Requirements » Which lines include the word "this"? Copy each of them.

Material provided »
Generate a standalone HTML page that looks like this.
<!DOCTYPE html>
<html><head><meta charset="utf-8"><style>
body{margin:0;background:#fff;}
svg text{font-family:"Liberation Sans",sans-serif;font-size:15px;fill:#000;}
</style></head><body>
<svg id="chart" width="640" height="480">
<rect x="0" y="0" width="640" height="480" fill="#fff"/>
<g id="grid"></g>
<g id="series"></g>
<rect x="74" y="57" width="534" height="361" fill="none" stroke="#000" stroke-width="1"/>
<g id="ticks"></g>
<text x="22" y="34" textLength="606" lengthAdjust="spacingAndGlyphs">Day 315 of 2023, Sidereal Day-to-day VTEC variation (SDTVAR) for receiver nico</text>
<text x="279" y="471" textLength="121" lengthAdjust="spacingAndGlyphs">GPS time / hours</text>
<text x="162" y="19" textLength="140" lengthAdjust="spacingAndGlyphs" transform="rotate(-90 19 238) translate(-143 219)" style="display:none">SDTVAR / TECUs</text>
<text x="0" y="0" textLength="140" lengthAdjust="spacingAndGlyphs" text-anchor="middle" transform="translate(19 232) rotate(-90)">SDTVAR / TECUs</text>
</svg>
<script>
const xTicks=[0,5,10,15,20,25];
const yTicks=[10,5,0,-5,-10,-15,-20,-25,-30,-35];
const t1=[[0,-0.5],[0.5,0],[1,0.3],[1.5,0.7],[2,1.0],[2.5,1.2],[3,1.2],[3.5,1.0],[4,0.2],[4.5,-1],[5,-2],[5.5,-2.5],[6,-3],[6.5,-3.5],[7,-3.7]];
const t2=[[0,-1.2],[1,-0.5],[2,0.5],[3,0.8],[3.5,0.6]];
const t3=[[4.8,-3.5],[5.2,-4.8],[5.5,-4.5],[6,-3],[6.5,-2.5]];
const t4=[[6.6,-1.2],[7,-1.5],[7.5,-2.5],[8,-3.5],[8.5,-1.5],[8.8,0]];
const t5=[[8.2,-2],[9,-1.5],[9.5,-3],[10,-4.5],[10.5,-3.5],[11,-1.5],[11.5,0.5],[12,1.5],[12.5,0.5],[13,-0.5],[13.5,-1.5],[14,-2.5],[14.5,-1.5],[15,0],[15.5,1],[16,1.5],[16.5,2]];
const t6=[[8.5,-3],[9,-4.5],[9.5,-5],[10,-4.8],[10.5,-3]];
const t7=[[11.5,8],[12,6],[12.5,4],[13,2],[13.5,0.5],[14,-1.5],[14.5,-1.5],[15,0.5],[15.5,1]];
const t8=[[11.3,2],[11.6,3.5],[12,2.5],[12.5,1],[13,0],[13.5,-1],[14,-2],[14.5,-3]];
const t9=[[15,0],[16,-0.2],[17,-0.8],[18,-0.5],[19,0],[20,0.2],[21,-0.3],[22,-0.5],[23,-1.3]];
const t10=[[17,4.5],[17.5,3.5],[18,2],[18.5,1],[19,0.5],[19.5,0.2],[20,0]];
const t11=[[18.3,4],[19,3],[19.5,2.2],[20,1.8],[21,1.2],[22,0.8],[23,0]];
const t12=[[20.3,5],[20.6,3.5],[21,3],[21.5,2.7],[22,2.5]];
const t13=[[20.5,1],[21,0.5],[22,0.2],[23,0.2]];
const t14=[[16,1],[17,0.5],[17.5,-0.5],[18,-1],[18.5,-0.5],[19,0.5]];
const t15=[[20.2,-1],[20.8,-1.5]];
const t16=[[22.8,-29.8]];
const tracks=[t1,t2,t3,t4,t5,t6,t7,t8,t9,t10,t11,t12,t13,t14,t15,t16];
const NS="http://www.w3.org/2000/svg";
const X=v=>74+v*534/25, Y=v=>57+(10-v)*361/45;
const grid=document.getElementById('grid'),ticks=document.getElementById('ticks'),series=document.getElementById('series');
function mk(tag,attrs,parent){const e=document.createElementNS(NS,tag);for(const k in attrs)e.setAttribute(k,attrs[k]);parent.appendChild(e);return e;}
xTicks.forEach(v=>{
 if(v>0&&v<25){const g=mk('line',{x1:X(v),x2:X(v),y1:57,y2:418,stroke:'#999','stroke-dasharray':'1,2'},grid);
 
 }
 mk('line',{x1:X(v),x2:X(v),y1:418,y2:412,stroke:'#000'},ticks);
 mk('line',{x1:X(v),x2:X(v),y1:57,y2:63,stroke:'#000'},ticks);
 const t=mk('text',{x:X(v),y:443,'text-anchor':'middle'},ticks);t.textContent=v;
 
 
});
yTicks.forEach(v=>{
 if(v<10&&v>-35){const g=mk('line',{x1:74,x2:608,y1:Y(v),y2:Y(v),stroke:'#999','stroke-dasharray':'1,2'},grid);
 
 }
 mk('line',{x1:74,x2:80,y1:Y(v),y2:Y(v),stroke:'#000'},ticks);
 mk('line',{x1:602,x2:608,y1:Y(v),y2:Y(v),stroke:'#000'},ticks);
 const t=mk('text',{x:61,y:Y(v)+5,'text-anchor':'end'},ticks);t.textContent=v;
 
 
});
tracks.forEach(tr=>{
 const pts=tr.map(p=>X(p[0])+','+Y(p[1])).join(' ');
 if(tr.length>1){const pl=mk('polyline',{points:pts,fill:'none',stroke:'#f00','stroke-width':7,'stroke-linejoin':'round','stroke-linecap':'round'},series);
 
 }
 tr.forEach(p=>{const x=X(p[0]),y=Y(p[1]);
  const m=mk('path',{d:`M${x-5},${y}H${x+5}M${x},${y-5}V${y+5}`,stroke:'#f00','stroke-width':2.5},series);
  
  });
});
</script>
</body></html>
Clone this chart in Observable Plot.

Response to the exercise »
Generate a standalone HTML page that looks like this.
Clone this chart in Observable Plot.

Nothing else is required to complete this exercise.